Models: The base critic is Qwen2.5-7B-Instruct; SFT uses 4.5K seeds; RL uses 40.7K PRM800K or 14.2K Numina-auto data.
Hyperparameters:
- SFT: LR = $1 \times 10^{-5}$ , batch = 64, epochs = 3, sequence length ≤16,384, warmup ratio = 0.1.
- RL: batch = 128, rollouts = 8, prompt len ≤2,048, response len ≤8,192, temperature = 1.0, top_p = 0.9, LR = $1 \times 10^{-6}$ , epochs = 2.
Compute: Runs are feasible on standard multi-GPU clusters with response lengths truncated for throughput.

5. Empirical Benchmarking and Ablations

Performance is evaluated on MR-GSM8K, PRM800K Phase-2, and ProcessBench variants (GSM8K, MATH, OlympiadBench, Omni-Math), using F1 of step-index accuracy for incorrect solutions and "all correct" detection for correct solutions.

Model	F1 (avg across 6 sets)
Qwen2.5-7B-Instruct	34.1
GPT-4o	58.2
DeepSeek-R1-Distill-Qwen-7B	63.4
DeepCritic-7B-SFT	54.1
DeepCritic-7B-RL-Numina	63.5
DeepCritic-7B-RL-PRM800K	67.1

Ablation studies indicate:

Supervised fine-tuning alone (+20 F1 over base).
RL with PRM800K adds +3.6 F1 over auto-annotation.
Majority-vote (8 samples) yields +3–6 F1 gain.
In refinement, external generators filtered/guided by DeepCritic show improved problem-solving.

6. Comparative Context and Limitations

Deliberate multi-stage stepwise critique and meta-critique—central to DeepCritic—surpass the capabilities of shallow LLM verifiers and establish new approaches for automated reasoning supervision. Comparison with Critic-CoT and CRITIC highlights that automatic distant supervision and external feedback mechanisms complement DeepCritic's deliberate protocol (Zheng et al., 29 Aug 2024, Gou et al., 2023). A distinctive insight is that critique-skill and task-solving ability are mutually reinforcing, consistent with monotonic positive correlation observed in related frameworks (Zheng et al., 29 Aug 2024).

Limitations include:

Small seed dataset and computational cost for SFT generation.
RL response truncation and step constraints due to computability.
Noisier Monte Carlo auto-annotations compared to expert human-labeled data.

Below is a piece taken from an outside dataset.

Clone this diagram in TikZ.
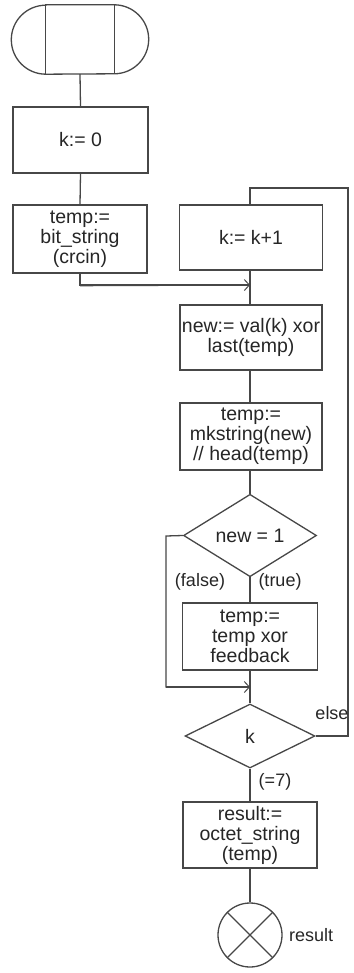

Future directions proposed:

Scaling seed-critique generation on more diverse problems.
Incorporating fine-grained reward signals (e.g., partial step credit).
Extension to multi-step critique loops and broader domains (code, commonsense).
Exploring advanced RL methods with KL regularization for stability.

A plausible implication is that deliberate critique frameworks like DeepCritic will generalize beyond math reasoning, enabling scalable, high-fidelity oversight across various reasoning and generative domains in LLMs.